Want your Amazon books reconciled properly every month, with refunds, fees and a sensible returns reserve handled for you? Book a free call with a Zmartly accountant through our Amazon FBA accounting service, and we will get your numbers telling the truth.
FAQs
Is an Amazon refund a cost or a reduction in sales?
It is a reduction in sales, not a cost. Refunds reverse revenue you previously recognised, so they reduce turnover. Booking them as an expense leaves your turnover overstated, which can affect your VAT registration position and your cash basis turnover.
Can I reclaim the VAT when I refund an Amazon customer?
You reduce the output VAT you owe, rather than reclaiming input VAT. You can only make that reduction once you have actually refunded the customer, in line with Revenue and Customs Brief 6 (2019). For FBA this happens automatically when Amazon processes the refund, so the cash and the VAT line up.
Do I need a returns reserve for my FBA business?
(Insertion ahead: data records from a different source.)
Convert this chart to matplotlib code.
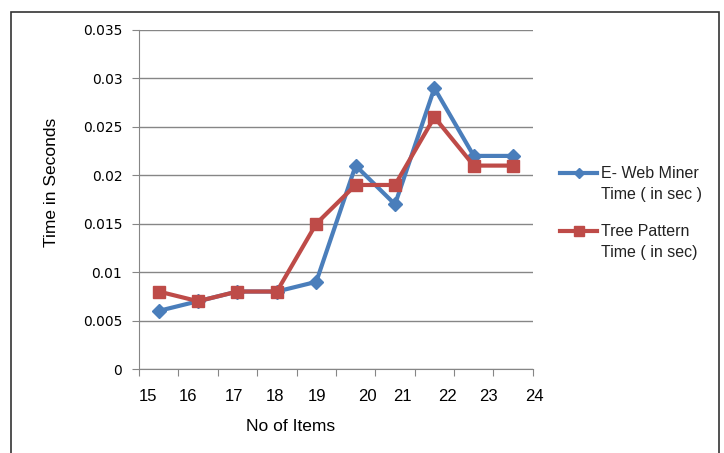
import matplotlib.pyplot as plt
from matplotlib.lines import Line2D
from matplotlib.patches import Rectangle

# Timing results per number of items
items = ['15', '16', '17', '18', '19', '20', '21', '22', '23', '24']
web_miner = [0.006, 0.007, 0.008, 0.008, 0.009, 0.021, 0.017, 0.029, 0.022, 0.022]
tree_pattern = [0.008, 0.007, 0.008, 0.008, 0.015, 0.019, 0.019, 0.026, 0.021, 0.021]
yticks = [0, 0.005, 0.01, 0.015, 0.02, 0.025, 0.03, 0.035]
ytick_labels = ['0', '0.005', '0.01', '0.015', '0.02', '0.025', '0.03', '0.035']
series_names = [['E- Web Miner', 'Time ( in sec )'], ['Tree Pattern', 'Time ( in sec)']]
colors = ['#4A7EBB', '#BE4B48']
markers = ['D', 's']

# label positions along the category axis (labels sit a little off the ticks)
label_pos = [0.23, 1.24, 2.41, 3.45, 4.52, 5.79, 6.70, 7.84, 8.86, 10.05]

plt.rcParams['font.family'] = ['Liberation Sans', 'DejaVu Sans']

W, H = 724, 453
fig = plt.figure(figsize=(W / 100, H / 100), dpi=100)
ax = fig.add_axes([0.192, 0.1854, 0.544, 0.7484])

# outer chart frame
fig.patches.append(Rectangle((11 / W, -0.01), 708 / W, 1 - 12 / H + 0.01,
                             transform=fig.transFigure, fill=False,
                             edgecolor='#333333', linewidth=1.2))

x = [i + 0.5 for i in range(len(items))]
ax.plot(x, web_miner, marker=markers[0], color=colors[0], linewidth=3,
        markersize=7, zorder=3)
ax.plot(x, tree_pattern, marker=markers[1], color=colors[1], linewidth=3,
        markersize=8.5, zorder=4)

ax.set_xlim(0, len(items))
ax.set_ylim(0, 0.035)
ax.set_yticks(yticks)
ax.set_yticklabels(ytick_labels, fontsize=10, family='DejaVu Sans')
ax.set_xticks(range(len(items) + 1))
ax.set_xticklabels([])
for pos, lab in zip(label_pos, items):
    ax.text(pos, -0.0028, lab, ha='center', va='center', fontsize=12,
            transform=ax.transData)

ax.grid(axis='y', color='#868686', linewidth=1)
ax.set_axisbelow(True)
for side in ['top', 'right']:
    ax.spines[side].set_visible(False)
for side in ['left', 'bottom']:
    ax.spines[side].set_color('#868686')
ax.tick_params(axis='both', direction='out', length=5, color='#868686', pad=7)

ax.set_ylabel('Time in Seconds', fontsize=12.5)
ax.yaxis.set_label_coords(-0.203, 0.55)
ax.text(0.385, -0.17, 'No of Items', ha='center', va='center', fontsize=12.5,
        transform=ax.transAxes)

# legend: handle sits on the first line of each two-line label
for i, (name, col, mk) in enumerate(zip(series_names, colors, markers)):
    y0 = 173 + i * 58
    fig.add_artist(Line2D([560 / W, 597 / W], [1 - y0 / H, 1 - y0 / H],
                          transform=fig.transFigure, color=col, linewidth=3))
    fig.add_artist(Line2D([578.5 / W], [1 - y0 / H], transform=fig.transFigure,
                          color=col, marker=mk, markersize=5.5 if mk == 'D' else 7,
                          linestyle='none'))
    for j, line in enumerate(name):
        fig.text(601 / W, 1 - (y0 + 22 * j) / H, line, fontsize=11.5,
                 color='#222222', ha='left', va='center')

plt.savefig('out.png', dpi=100)
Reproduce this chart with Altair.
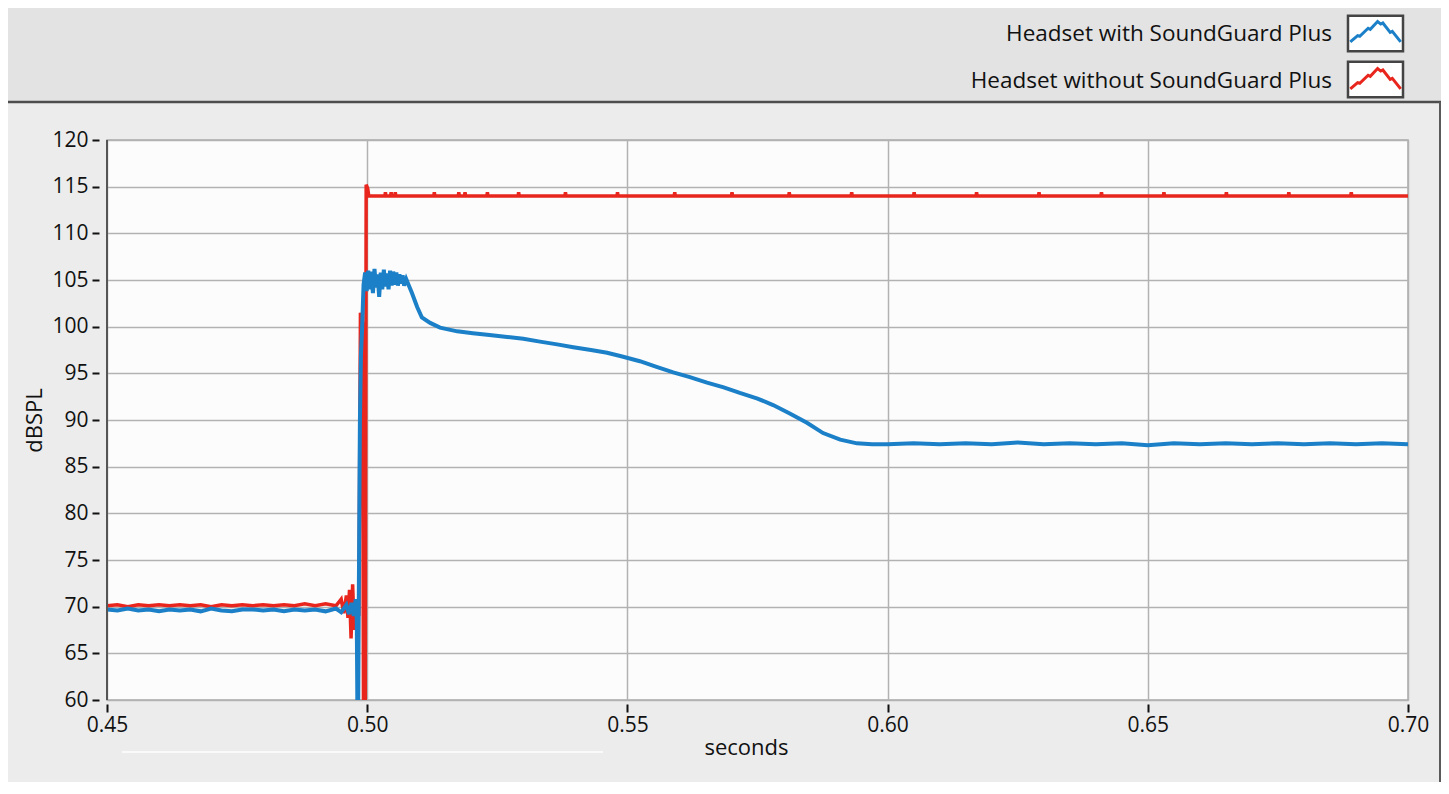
import altair as alt
import pandas as pd

SERIES = ["Headset with SoundGuard Plus", "Headset without SoundGuard Plus"]
SERIES_BOX = ["box: with", "box: without"]
COLORS = ["#1b80c8", "#e8261e"]
X_TICKS = [0.45, 0.50, 0.55, 0.60, 0.65, 0.70]
Y_TICKS = [60, 65, 70, 75, 80, 85, 90, 95, 100, 105, 110, 115, 120]

# Headset with SoundGuard Plus (blue)
t_with = [
    0.450, 0.452, 0.454, 0.456, 0.458, 0.460, 0.462, 0.464, 0.466, 0.468,
    0.470, 0.472, 0.474, 0.476, 0.478, 0.480, 0.482, 0.484, 0.486, 0.488,
    0.490, 0.492, 0.494, 0.495, 0.496, 0.4965, 0.497, 0.4974, 0.4978, 0.4980,
    0.4982, 0.4984, 0.4986, 0.4988, 0.4990, 0.4993, 0.4996, 0.4999, 0.5002, 0.5005,
    0.5008, 0.5011, 0.5014, 0.5017, 0.5020, 0.5023, 0.5026, 0.5029, 0.5032, 0.5035,
    0.5038, 0.5041, 0.5044, 0.5047, 0.5050, 0.5053, 0.5056, 0.5059, 0.5062, 0.5065,
    0.5068, 0.5071, 0.5075, 0.5080, 0.5086, 0.5096, 0.5105, 0.5121, 0.5140, 0.5173,
    0.5203, 0.5235, 0.5269, 0.5300, 0.5332, 0.5365, 0.5396, 0.5430, 0.5461, 0.5490,
    0.5524, 0.5556, 0.5588, 0.5620, 0.5653, 0.5685, 0.5716, 0.5750, 0.5780, 0.5812,
    0.5845, 0.5876, 0.5909, 0.5941, 0.5970, 0.6000, 0.6050, 0.6100, 0.6150, 0.6200,
    0.6250, 0.6300, 0.6350, 0.6400, 0.6450, 0.6500, 0.6550, 0.6600, 0.6650, 0.6700,
    0.6750, 0.6800, 0.6850, 0.6900, 0.6950, 0.7000,
]
db_with = [
    69.7, 69.6, 69.8, 69.6, 69.7, 69.5, 69.7, 69.6, 69.7, 69.5,
    69.8, 69.6, 69.5, 69.7, 69.7, 69.6, 69.7, 69.5, 69.7, 69.6,
    69.7, 69.5, 69.8, 69.4, 70.2, 69.2, 70.4, 69.0, 70.8, 68.5,
    52.0, 72.0, 90.0, 97.0, 99.5, 104.5, 105.8, 103.8, 106.0, 104.0,
    105.9, 103.6, 106.2, 104.2, 105.6, 103.2, 105.8, 104.0, 106.1, 104.3,
    105.7, 104.0, 106.0, 104.4, 105.9, 104.5, 105.8, 104.4, 105.6, 104.6,
    105.5, 104.4, 105.1, 104.4, 103.6, 102.1, 101.0, 100.4, 99.9, 99.5,
    99.3, 99.1, 98.9, 98.7, 98.4, 98.1, 97.8, 97.5, 97.2, 96.8,
    96.3, 95.7, 95.1, 94.6, 94.0, 93.5, 92.9, 92.3, 91.6, 90.7,
    89.7, 88.6, 87.9, 87.5, 87.4, 87.4, 87.5, 87.4, 87.5, 87.4,
    87.6, 87.4, 87.5, 87.4, 87.5, 87.3, 87.5, 87.4, 87.5, 87.4,
    87.5, 87.4, 87.5, 87.4, 87.5, 87.4,
]

# Headset without SoundGuard Plus (red)
t_without = [
    0.450, 0.452, 0.454, 0.456, 0.458, 0.460, 0.462, 0.464, 0.466, 0.468,
    0.470, 0.472, 0.474, 0.476, 0.478, 0.480, 0.482, 0.484, 0.486, 0.488,
    0.490, 0.492, 0.494, 0.495, 0.4955, 0.4960, 0.4963, 0.4966, 0.4969, 0.4972,
    0.4975, 0.4978, 0.4984, 0.4987, 0.4989, 0.4991, 0.4993, 0.4996, 0.4998, 0.5001,
    0.5003, 0.5034, 0.5035, 0.5036, 0.5045, 0.5046, 0.5047, 0.5053, 0.5054, 0.5055,
    0.5128, 0.5129, 0.5130, 0.5175, 0.5176, 0.5177, 0.5187, 0.5188, 0.5189, 0.5230,
    0.5231, 0.5232, 0.5290, 0.5291, 0.5292, 0.5380, 0.5381, 0.5382, 0.5480, 0.5481,
    0.5482, 0.5590, 0.5591, 0.5592, 0.5700, 0.5701, 0.5702, 0.5810, 0.5811, 0.5812,
    0.5930, 0.5931, 0.5932, 0.6050, 0.6051, 0.6052, 0.6170, 0.6171, 0.6172, 0.6290,
    0.6291, 0.6292, 0.6410, 0.6411, 0.6412, 0.6530, 0.6531, 0.6532, 0.6650, 0.6651,
    0.6652, 0.6770, 0.6771, 0.6772, 0.6890, 0.6891, 0.6892, 0.7000,
]
db_without = [
    70.1, 70.2, 70.0, 70.2, 70.1, 70.2, 70.1, 70.2, 70.1, 70.2,
    70.0, 70.2, 70.1, 70.2, 70.1, 70.2, 70.1, 70.2, 70.1, 70.3,
    70.1, 70.3, 70.1, 70.8, 69.3, 71.2, 68.8, 71.8, 66.6, 72.4,
    67.5, 70.0, 69.0, 101.5, 98.5, 100.5, 55.0, 50.0, 115.2, 114.8,
    114.0, 114.0, 114.4, 114.0, 114.0, 114.4, 114.0, 114.0, 114.4, 114.0,
    114.0, 114.4, 114.0, 114.0, 114.4, 114.0, 114.0, 114.4, 114.0, 114.0,
    114.4, 114.0, 114.0, 114.4, 114.0, 114.0, 114.4, 114.0, 114.0, 114.4,
    114.0, 114.0, 114.4, 114.0, 114.0, 114.4, 114.0, 114.0, 114.4, 114.0,
    114.0, 114.4, 114.0, 114.0, 114.4, 114.0, 114.0, 114.4, 114.0, 114.0,
    114.4, 114.0, 114.0, 114.4, 114.0, 114.0, 114.4, 114.0, 114.0, 114.4,
    114.0, 114.0, 114.4, 114.0, 114.0, 114.4, 114.0, 114.0,
]

df_with = pd.DataFrame({"t": t_with, "db": db_with, "series": SERIES[0], "series_box": SERIES_BOX[0]})
df_without = pd.DataFrame({"t": t_without, "db": db_without, "series": SERIES[1], "series_box": SERIES_BOX[1]})
df_all = pd.concat([df_with, df_without], ignore_index=True)

FONT = "Open Sans"
W, H = 1301, 560
PAD_L, PAD_T, PAD_R, PAD_B = 99, 132, 33, 82

x_enc = alt.X(
    "t:Q",
    scale=alt.Scale(domain=[0.45, 0.70], nice=False, zero=False),
    axis=alt.Axis(
        values=X_TICKS, format=".2f", title="seconds", grid=True,
        gridColor="#b2b2b2", gridWidth=1.5, domain=False, offset=4,
        tickSize=8, tickWidth=2, tickColor="#111111", labelFontSize=21,
        labelColor="#111111", labelFont=FONT, labelPadding=2, labelFlush=False,
        titleFont=FONT, titleFontSize=22, titleFontWeight="normal",
        titleColor="#111111", titlePadding=2, titleX=639,
    ),
)
y_enc = alt.Y(
    "db:Q",
    scale=alt.Scale(domain=[60, 120], nice=False, zero=False),
    axis=alt.Axis(
        values=Y_TICKS, title="dBSPL", grid=True, gridColor="#b2b2b2",
        gridWidth=1.5, domain=False, offset=8, tickSize=7, tickWidth=2,
        tickColor="#111111", labelFontSize=21, labelColor="#111111",
        labelFont=FONT, labelPadding=4, labelFlush=False, titleFont=FONT,
        titleFontSize=22, titleFontWeight="normal", titleColor="#111111",
        titlePadding=5,
    ),
)

# the leading moves give the zigzag the same bounds as the box
zigzag = ("M-1.31,-0.84 M1.31,0.84 "
          "M-1.2,0.4 L-0.85,0.1 L-0.75,0.13 L-0.35,-0.25 L-0.25,-0.2 L0.1,-0.57 "
          "L0.25,-0.45 L0.35,-0.5 L0.7,-0.05 L0.8,-0.1 L1.2,0.4")
box = "M-1.31,-0.84 H1.31 V0.84 H-1.31 Z"
SYM = 1764
LBL_OFF = {"expr": "-66"}
ROW_PAD = {"expr": "-4"}

color_enc = alt.Color(
    "series:N",
    scale=alt.Scale(domain=SERIES, range=COLORS),
    legend=alt.Legend(
        title=None, orient="none", legendX=1246, legendY=-129,
        symbolType=zigzag, symbolSize=SYM, symbolStrokeWidth=3,
        symbolFillColor="transparent", labelAlign="right", labelOffset=LBL_OFF,
        labelFontSize=22.5, labelFont=FONT, labelColor="#111111",
        labelLimit=600, rowPadding=ROW_PAD, padding=0, zindex=3,
    ),
)

deco = pd.DataFrame({"k": [0]})
top_panel = alt.Chart(deco).mark_rect(color="#e3e3e3").encode(
    x=alt.value(-PAD_L), x2=alt.value(W + PAD_R), y=alt.value(-PAD_T), y2=alt.value(-39)
)
sep = alt.Chart(deco).mark_rule(color="#4d4d4d", strokeWidth=2.5).encode(
    x=alt.value(-PAD_L), x2=alt.value(W + PAD_R), y=alt.value(-38)
)
right_border = alt.Chart(deco).mark_rule(color="#5a5a5a", strokeWidth=2).encode(
    x=alt.value(W + 32), y=alt.value(-38), y2=alt.value(H + 90)
)
scroll_line = alt.Chart(deco).mark_rule(color="#fafafa", strokeWidth=2).encode(
    x=alt.value(15), x2=alt.value(496), y=alt.value(612)
)
left_border = alt.Chart(deco).mark_rule(color="#555555", strokeWidth=2).encode(
    x=alt.value(0), y=alt.value(0), y2=alt.value(H)
)

red = alt.Chart(df_without).mark_line(strokeWidth=3.5, clip=True).encode(
    x=x_enc, y=y_enc, color=color_enc
)
blue = alt.Chart(df_with).mark_line(strokeWidth=4, clip=True).encode(
    x=x_enc, y=y_enc, color=color_enc
)
box_layer = alt.Chart(df_all).mark_point(
    filled=False, fill="#ffffff", stroke="#444444", strokeWidth=2.5, opacity=0
).encode(
    x=x_enc, y=y_enc,
    shape=alt.Shape(
        "series_box:N",
        scale=alt.Scale(domain=SERIES_BOX, range=[box, box]),
        legend=alt.Legend(
            title=None, orient="none", legendX=1246, legendY=-129,
            symbolSize=SYM, symbolStrokeWidth=2.5, symbolOpacity=1,
            labelExpr="''", labelFontSize=22.5, rowPadding=ROW_PAD,
            padding=0, zindex=2,
        ),
    ),
)

chart = alt.layer(
    top_panel, sep, right_border, scroll_line, red, blue, box_layer, left_border
).properties(
    width=W, height=H,
    padding={"left": PAD_L, "top": PAD_T, "right": PAD_R, "bottom": PAD_B},
    autosize=alt.AutoSizeParams(type="none"),
    background="#ececec",
).configure_view(
    fill="#fcfcfc", stroke="#a9a9a9", strokeWidth=1.5
)

chart.save("out.html", embed_options={"renderer": "svg", "actions": False})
You need one if returns are material to your numbers and you report on the accruals basis, which includes all limited companies. A reserve recognises expected refunds in the period of the sale. If you are a sole trader on the cash basis, you do not book a reserve, because refunds only hit your accounts when the cash actually goes back.
How do I record the Amazon refund admin fee?
Record it as a business cost, in the same fees account as your other Amazon selling fees. It is an Amazon commercial charge for processing the return, not a tax. Check the current rate in your Seller Central fee schedule, as Amazon sets and changes it.
Is an Amazon reimbursement taxable, and is it a sale?
It is taxable income, but it is not a sale. Treat reimbursements for lost or damaged stock as other income, keep the supporting reimbursement reports, and do not include them in your turnover or VAT sales figure.
Should returned stock go back into my inventory?
Only if it is genuinely resaleable. Sellable returns move back from cost of sales into inventory at cost. Unsellable returns stay written off, because their value is gone, and restoring them to stock would overstate your assets and profit.